Phone call routing is separate from email/portal routing and works differently. Most firms using automated phone call routing implement a simple IVR (press 1 for tax, press 2 for bookkeeping) that sends a screen-pop to the right team when a call arrives. CRM and practice management integrations can display the client record on the right person's screen based on the caller's phone number. This is a complementary workflow to email/portal routing, not a replacement.
How does US Tech Automations handle the practice management lookup step?
US Tech Automations connects to Karbon's API to perform the contact.get lookup on the sender email, retrieve the assigned preparer from the client's active engagements, and create a work_item task with the routed question and SLA due date. The orchestration layer handles the routing logic and the API calls — the preparer sees a Karbon task, exactly as if it had been created manually. The finance and accounting automation page shows the full integration stack.
What's the biggest mistake firms make when implementing question routing?
Trying to automate routing before they have a centralized intake point. If clients can still email partners directly, call the front desk, or message the bookkeeper's personal email, the automated routing workflow only captures a fraction of incoming questions and appears to underperform. Channel consolidation — directing all client questions to one monitored inbox or portal — is the non-negotiable prerequisite, and it typically requires a client communication policy update and a brief message to all active clients explaining the new process.
How does automated routing interact with urgent client requests?

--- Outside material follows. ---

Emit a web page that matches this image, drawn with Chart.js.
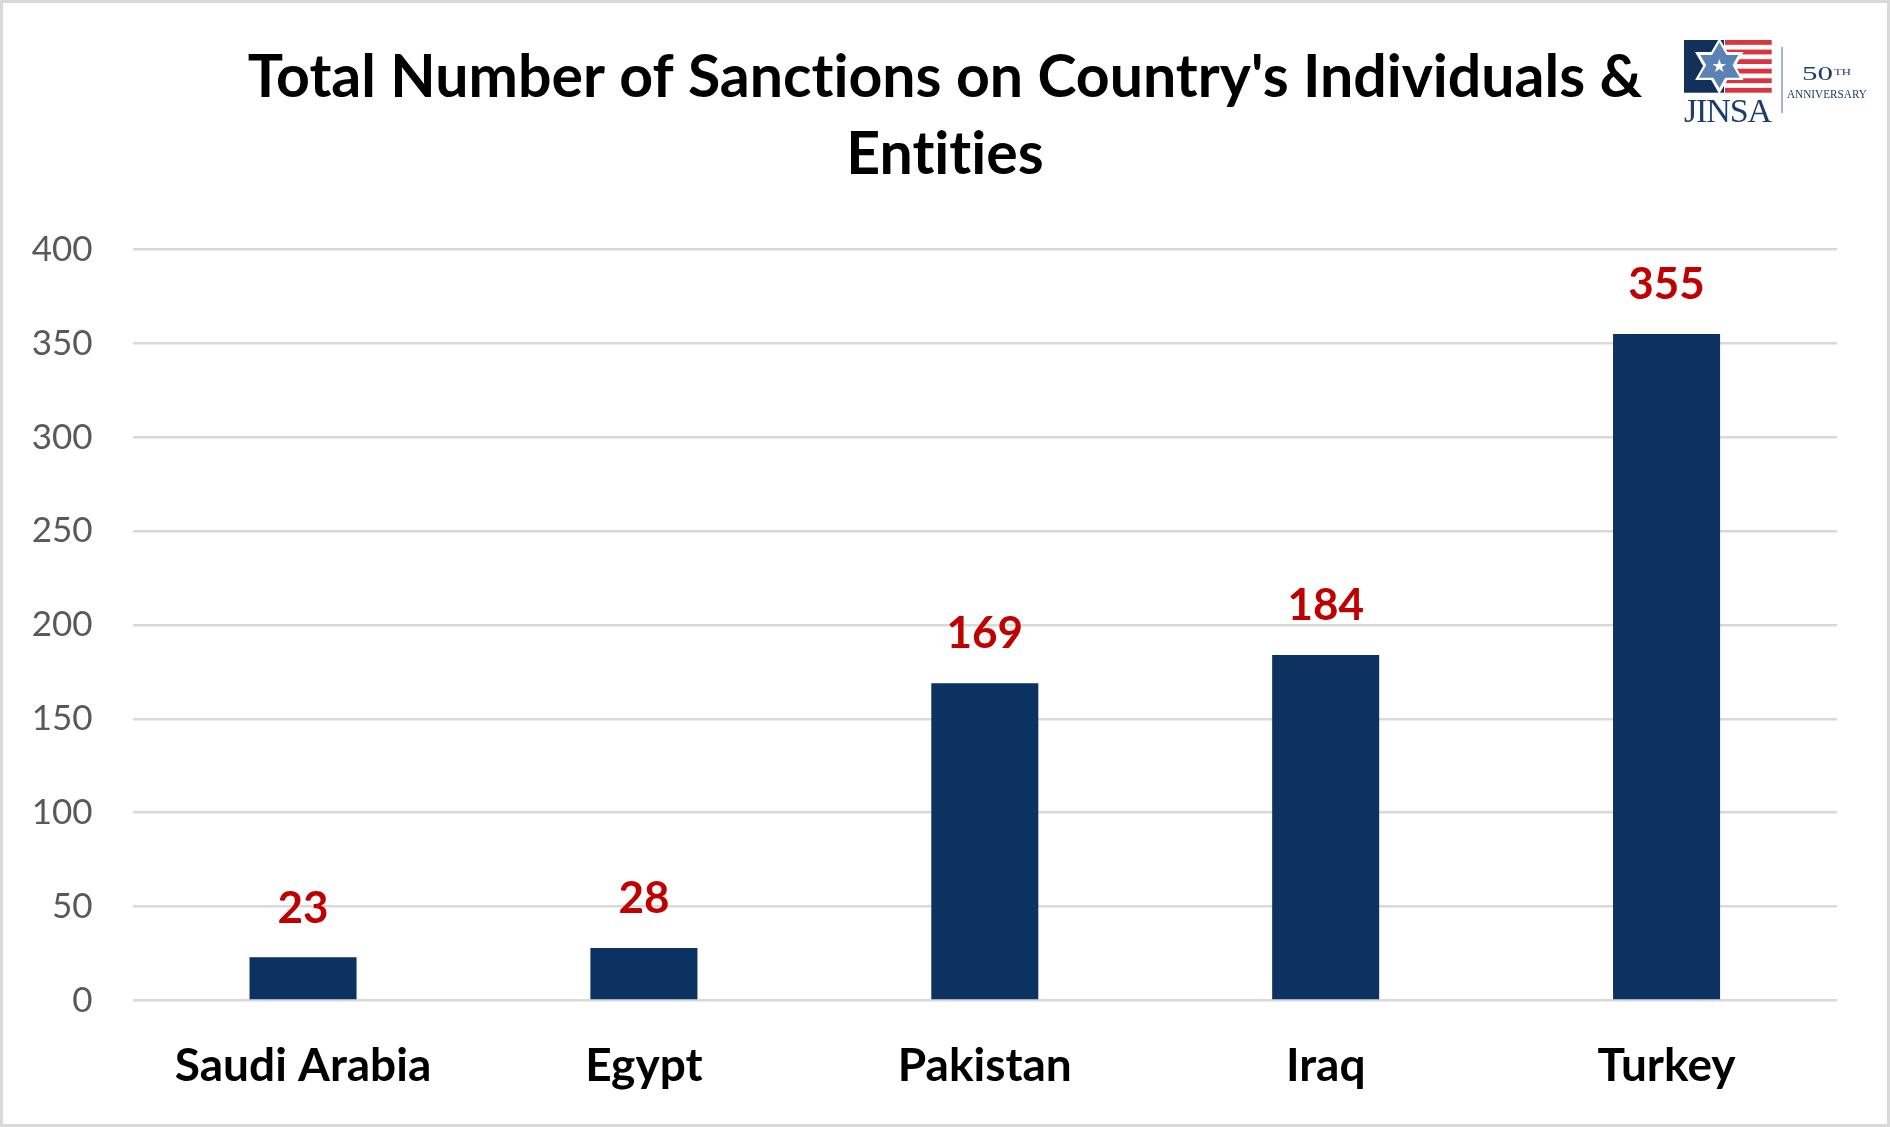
<!DOCTYPE html>
<html>
<head>
<meta charset="utf-8">
<script src="https://cdn.jsdelivr.net/npm/chart.js@4.4.1/dist/chart.umd.min.js"></script>
<style>
  html, body { margin: 0; padding: 0; background: #fff; }
  #wrap { position: relative; width: 1890px; height: 1127px; }
  #chart { position: absolute; left: 0; top: 0; }
  #frame { position: absolute; left: 0; top: 0; width: 1890px; height: 1127px;
           box-sizing: border-box; border: 3px solid #d9d9d9; pointer-events: none; }
  #logo { position: absolute; left: 1670px; top: 30px; }
</style>
</head>
<body>
<div id="wrap">
  <canvas id="chart" width="1890" height="1127"></canvas>
  <svg id="logo" width="215" height="100" viewBox="0 0 215 100">
    <rect x="14" y="10" width="40" height="52.7" fill="#13305a"/>
    <g fill="#d93440">
      <rect x="55" y="10" width="46.7" height="4.8"/>
      <rect x="55" y="19.6" width="46.7" height="4.8"/>
      <rect x="55" y="29.2" width="46.7" height="4.8"/>
      <rect x="55" y="38.7" width="46.7" height="4.8"/>
      <rect x="55" y="48.3" width="46.7" height="4.8"/>
      <rect x="55" y="57.9" width="46.7" height="4.8"/>
    </g>
    <g fill="#5b82b6" stroke="#fff" stroke-width="3" stroke-linejoin="miter">
      <polygon points="49.3,11 27.65,48.5 70.95,48.5"/>
      <polygon points="49.3,61 27.65,23.5 70.95,23.5"/>
    </g>
    <polygon fill="#5b82b6" points="49.3,12.5 28.9,47.8 69.7,47.8"/>
    <polygon fill="#fff" points="49.3,29 51,34 56,34 52,37 53.5,42 49.3,39 45.1,42 46.6,37 42.6,34 47.6,34"/>
    <text x="14" y="92" font-family="Liberation Serif" font-size="34" fill="#1d3c6e" textLength="88" lengthAdjust="spacing">JINSA</text>
    <line x1="112" y1="17" x2="112" y2="83" stroke="#4a6a96" stroke-width="1"/>
    <text x="132" y="50" font-family="Liberation Serif" font-size="19" fill="#1d3c6e" textLength="31" lengthAdjust="spacingAndGlyphs">50</text>
    <text x="164" y="45" font-family="Liberation Serif" font-size="9" fill="#1d3c6e" textLength="17" lengthAdjust="spacingAndGlyphs">TH</text>
    <text x="117" y="68" font-family="Liberation Serif" font-size="11.5" fill="#1d3c6e" textLength="80" lengthAdjust="spacingAndGlyphs">ANNIVERSARY</text>
  </svg>
  <div id="frame"></div>
</div>
<script>
const titleLines = ["Total Number of Sanctions on Country's Individuals &", 'Entities'];
const countries = ['Saudi Arabia', 'Egypt', 'Pakistan', 'Iraq', 'Turkey'];
const sanctions = [23, 28, 169, 184, 355];
const yTicks = [0, 50, 100, 150, 200, 250, 300, 350, 400];

const BAR_COLOR = '#0b3260';
const LABEL_COLOR = '#c00000';
const GRID_COLOR = '#d9d9d9';

// plain glyphs, no "ti" ligature
const noLigatures = {
  id: 'noLigatures',
  beforeDraw(chart) {
    chart.ctx.textRendering = 'optimizeSpeed';
  }
};

// value labels above each bar
const valueLabels = {
  id: 'valueLabels',
  afterDatasetsDraw(chart) {
    const ctx = chart.ctx;
    const meta = chart.getDatasetMeta(0);
    ctx.save();
    ctx.font = 'bold 44px Lato';
    ctx.fillStyle = LABEL_COLOR;
    ctx.textAlign = 'center';
    ctx.textBaseline = 'middle';
    meta.data.forEach((bar, i) => {
      ctx.fillText(String(sanctions[i]), bar.x, bar.y - 49);
    });
    ctx.restore();
  }
};

new Chart(document.getElementById('chart'), {
  type: 'bar',
  data: {
    labels: countries,
    datasets: [{
      data: sanctions,
      backgroundColor: BAR_COLOR,
      categoryPercentage: 1,
      barPercentage: 0.314
    }]
  },
  options: {
    responsive: false,
    animation: false,
    devicePixelRatio: 1,
    layout: { padding: 0 },
    plugins: {
      legend: { display: false },
      tooltip: { enabled: false },
      title: {
        display: true,
        text: titleLines,
        color: '#000',
        font: { family: 'Lato', weight: 'bold', size: 59, lineHeight: 1.305 },
        padding: { top: 39.5, bottom: 56 }
      }
    },
    scales: {
      x: {
        grid: { display: false, drawTicks: false },
        border: { display: false },
        ticks: {
          color: '#000',
          font: { family: 'Lato', weight: 'bold', size: 46, lineHeight: 1.2 },
          padding: 38.5,
          maxRotation: 0
        },
        afterFit(scale) { scale.height = 126.5; }
      },
      y: {
        min: 0,
        max: 400,
        afterBuildTicks(scale) { scale.ticks = yTicks.map(v => ({ value: v })); },
        grid: { color: GRID_COLOR, lineWidth: 2.5, drawTicks: false },
        border: { display: false },
        ticks: {
          color: '#595959',
          font: { family: 'Lato', size: 35 },
          padding: 40
        },
        afterFit(scale) { scale.width = 132.6; }
      },
      // empty right-hand strip so the plot ends where the reference does
      yRight: {
        position: 'right',
        display: true,
        grid: { display: false, drawTicks: false },
        border: { display: false },
        ticks: { display: false },
        afterFit(scale) { scale.width = 53; }
      }
    }
  },
  plugins: [noLigatures, valueLabels]
});
</script>
</body>
</html>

Urgency flags work well in automated routing. Questions that contain keywords like "urgent," "ASAP," "today," "IRS notice," or "audit" can be tagged as high-priority, routed immediately to the service group manager rather than the assigned preparer, and trigger an SMS notification in addition to the standard task notification. This ensures that genuinely time-sensitive questions surface faster than the normal SLA window, without requiring a partner to monitor the inbox manually.